First detected in homosexual men in the United States 20 years ago, the AIDS virus has exploded across the developing world, with more than 36 million people now infected. More than two-thirds of those afflicted are in Africa -- most of them women.
A last-minute compromise on the declaration came after Western nations reluctantly agreed to drop language specifically naming groups vulnerable to the disease -- including homosexuals and prostitutes -- because it was offensive to some Muslim nations.
Instead of mentioning "men who have sex with men," the new language refers to those who are at risk due to "sexual practice." Prostitutes are referred to as those vulnerable to infection due to "livelihood," and prisoners as those made vulnerable through "institutional location."
Egyptian diplomat Amr Rashdy, who led the push to change the language, said his country could live with the final document. "The outcome is fair and we accept it," he told The Associated Press.
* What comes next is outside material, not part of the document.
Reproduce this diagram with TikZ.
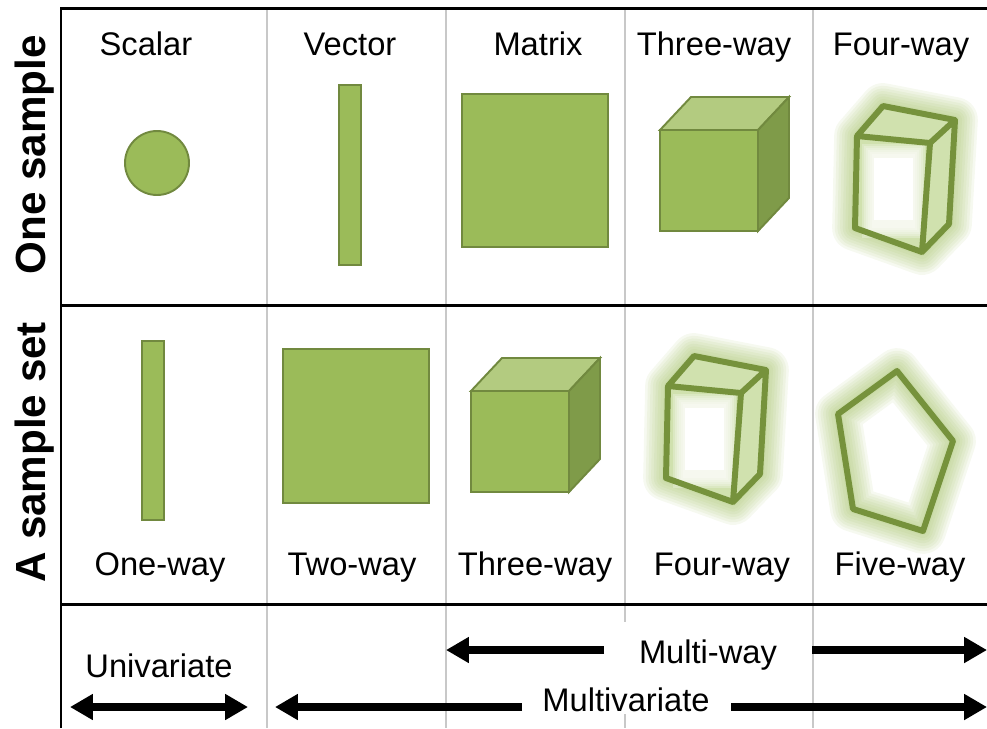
\documentclass[tikz,border=0pt]{standalone}
\usepackage{fontspec}
\setmainfont{Liberation Sans}
\usetikzlibrary{arrows.meta}
\definecolor{leaf}{HTML}{9BBB59}
\definecolor{leafedge}{HTML}{71893F}
\definecolor{leaftop}{HTML}{B3CB80}
\definecolor{leafside}{HTML}{7F9B49}
\definecolor{glowedge}{HTML}{76923C}
\definecolor{glowlight}{HTML}{9BBB59}
\definecolor{glowface}{HTML}{D0E1AE}
\definecolor{rulegray}{HTML}{C8C8C8}

% solid cube, front top-left corner at #1,#2
\newcommand\solidcube[2]{%
  \filldraw[greenbody] (#1,#2) rectangle ++(98,101);
  \filldraw[greenbody,fill=leaftop] (#1,#2) -- ++(31,-33) -- ++(98,0) -- ++(-31,33) -- cycle;
  \filldraw[greenbody,fill=leafside] (#1+98,#2) -- ++(31,-33) -- ++(0,101) -- ++(-31,33) -- cycle;
}
% soft glow behind a path
\newcommand\glowpath[1]{%
  \foreach \w in {26,23,...,5}
    {\draw[glowlight,line width=\w pt,opacity=0.09,line join=round,line cap=round] #1;}
}
% glowing box (four-way)
\newcommand\glowbox{%
  \glowpath{(857,136) -- (930,143) -- (922,252) -- (855,228) -- cycle (857,136) -- (883,106) -- (955,120) -- (949,224) -- (922,252) (930,143) -- (955,120)}
  \fill[glowface] (857,136) -- (930,143) -- (922,252) -- (855,228) -- cycle;
  \fill[glowface] (857,136) -- (883,106) -- (955,120) -- (930,143) -- cycle;
  \fill[glowface] (930,143) -- (955,120) -- (949,224) -- (922,252) -- cycle;
  \foreach \i in {0,2,...,10}
    {\fill[white,opacity=.25] (862+\i,144+\i) rectangle (925-\i,238-\i);}
  \fill[white] (874,158) rectangle (913,220);
  \draw[glowedge,line width=3.4pt,line join=round] (857,136) -- (930,143) -- (922,252) -- (855,228) -- cycle
    (857,136) -- (883,106) -- (955,120) -- (930,143) (955,120) -- (949,224) -- (922,252);
}

\begin{document}
\begin{tikzpicture}[x=0.02cm,y=-0.02cm,
  greenbody/.style={draw=leafedge,fill=leaf,line width=1.1pt},
  thickrule/.style={line width=1.7pt},
  thinrule/.style={rulegray,line width=0.6pt},
  lbl/.style={font=\fontsize{18.6}{22}\selectfont,anchor=base},
  rowlbl/.style={font=\fontsize{24}{28}\selectfont\bfseries,rotate=90},
  fatarrow/.style={line width=4.5pt,-{Triangle[length=13pt,width=14pt]}},
  fatboth/.style={line width=4.5pt,{Triangle[length=13pt,width=14pt]}-{Triangle[length=13pt,width=14pt]}}]
\useasboundingbox (0,0) rectangle (987,728);

% grid
\draw[thinrule] (267,8) -- (267,728);
\draw[thinrule] (446,8) -- (446,728);
\draw[thinrule] (625,8) -- (625,622) (625,714) -- (625,728);
\draw[thinrule] (813,8) -- (813,728);
\draw[thickrule] (61,728) -- (61,8) -- (987,8);
\draw[thickrule] (61,305) -- (987,305);
\draw[thickrule] (61,604) -- (987,604);

% row labels
\node[rowlbl] (onesample) at (35,155) {One sample};
\node[rowlbl] (sampleset) at (35,452) {A sample set};

% column headers
\node[lbl] (scalar) at (146,55) {Scalar};
\node[lbl] (vector) at (350,55) {Vector};
\node[lbl] (matrix) at (538,55) {Matrix};
\node[lbl] (threeway) at (714,55) {Three-way};
\node[lbl] (fourway) at (901,55) {Four-way};

% one sample
\filldraw[greenbody] (157,163) circle (32);
\filldraw[greenbody] (339,85) rectangle (361,265);
\filldraw[greenbody] (462,94) rectangle (608,247);
\solidcube{660}{130}
\begin{scope}
  \glowbox
\end{scope}

% sample set
\filldraw[greenbody] (142,341) rectangle (164,520);
\filldraw[greenbody] (283,349) rectangle (429,503);
\solidcube{471}{391}
\begin{scope}[shift={(-189,250)}]
  \glowbox
\end{scope}
\glowpath{(897,371) -- (953,441) -- (923,531) -- (853,509) -- (838,414) -- cycle}
\draw[glowedge,line width=3.4pt,line join=round] (897,371) -- (953,441) -- (923,531) -- (853,509) -- (838,414) -- cycle;

\node[lbl] (oneway) at (160,575) {One-way};
\node[lbl] (twoway) at (352,575) {Two-way};
\node[lbl] (threeway2) at (535,575) {Three-way};
\node[lbl] (fourway2) at (722,575) {Four-way};
\node[lbl] (fiveway) at (900,575) {Five-way};

% bottom row
\node[lbl] (univar) at (159,677) {Univariate};
\node[lbl] (multiway) at (708,663) {Multi-way};
\node[lbl] (multivar) at (626,711) {Multivariate};

\coordinate (uniL) at (70,707);
\coordinate (uniR) at (248,707);
\coordinate (mwL) at (446,650);
\coordinate (mwA) at (604,650);
\coordinate (mwB) at (812,650);
\coordinate (mwR) at (987,650);
\coordinate (mvL) at (275,707);
\coordinate (mvA) at (522,707);
\coordinate (mvB) at (731,707);
\coordinate (mvR) at (987,707);

\draw[fatboth] (uniL) -- (uniR);
\draw[fatarrow] (mwA) -- (mwL);
\draw[fatarrow] (mwB) -- (mwR);
\draw[fatarrow] (mvA) -- (mvL);
\draw[fatarrow] (mvB) -- (mvR);
\end{tikzpicture}
\end{document}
But others argued that the original language would have better served those most in need of protection.
"For many, there is a reluctance to recognize groups affected by HIV/AIDS including men having sex with men; much of that reluctance is based on religion and on culture," said Mary Robinson, the U.N. high commissioner for human rights. "A failure to recognize it means the numbers of those infected can only grow."
Annan, who has made fighting AIDS a personal priority, acknowledged that tackling the issue had exposed "painful differences" among nations.
"Everyone has learned something here at this conference. In some countries maybe it will take a bit longer to recognize the reality and the need to respect the rights of every individual," Annan said.
Dr. Paul Delay, chief of the HIV/AIDS division at the U.S. Agency for International Development, said that despite the changes, "the targets have not been diluted."
Though not legally binding, the document calls on governments to create AIDS policies and programs to quickly reduce infection rates and protect those most at risk.
It makes specific references to cooperation needed between public and private sectors and says that human rights and fundamental freedoms are "essential to reduce vulnerability to HIV/AIDS."
It also recognizes the need for greater access to affordable drugs. Drug companies have lowered prices but African leaders at the summit said prices are still too high for most in the developing world.
Other targets set forth in the document include:
-- The development of national strategies and financing plans to combat HIV/AIDS by 2003.
-- A wide range of measures to prevent AIDS, including information and education, should be available by 2005 in all countries.
-- The number of infants infected with HIV should be reduced by 20 percent by 2005 and by 50 percent by 2010 by providing treatment to expectant HIV-positive mothers.
-- By 2003, countries should develop national programs to increase the availability of drugs to treat HIV infections by addressing issues such as pricing, and by 2005 they should make progress in implementing comprehensive health care programs.
Annan, who was nominated Wednesday by the Security Council for a second term as U.N. secretary-general, says $7-10 billion is needed annually to halt AIDS and reverse its effects.
The AIDS document "supports the establishment on an urgent basis of a global HIV/AIDS and health fund to finance an urgent and expanded response to the epidemic."
Annan found widespread support for the fund to be "particularly gratifying," and said he expected to see more contributions at next month's G-8 summit in Italy.
Both wealthy and impoverished nations announced contributions for AIDS totaling about $700 million.
The United States has already pledged $200 million and leaders of a key U.S. congressional committee agreed Tuesday to push for more than $1.3 billion to a global campaign against AIDS. It is expected to receive full committee approval Wednesday.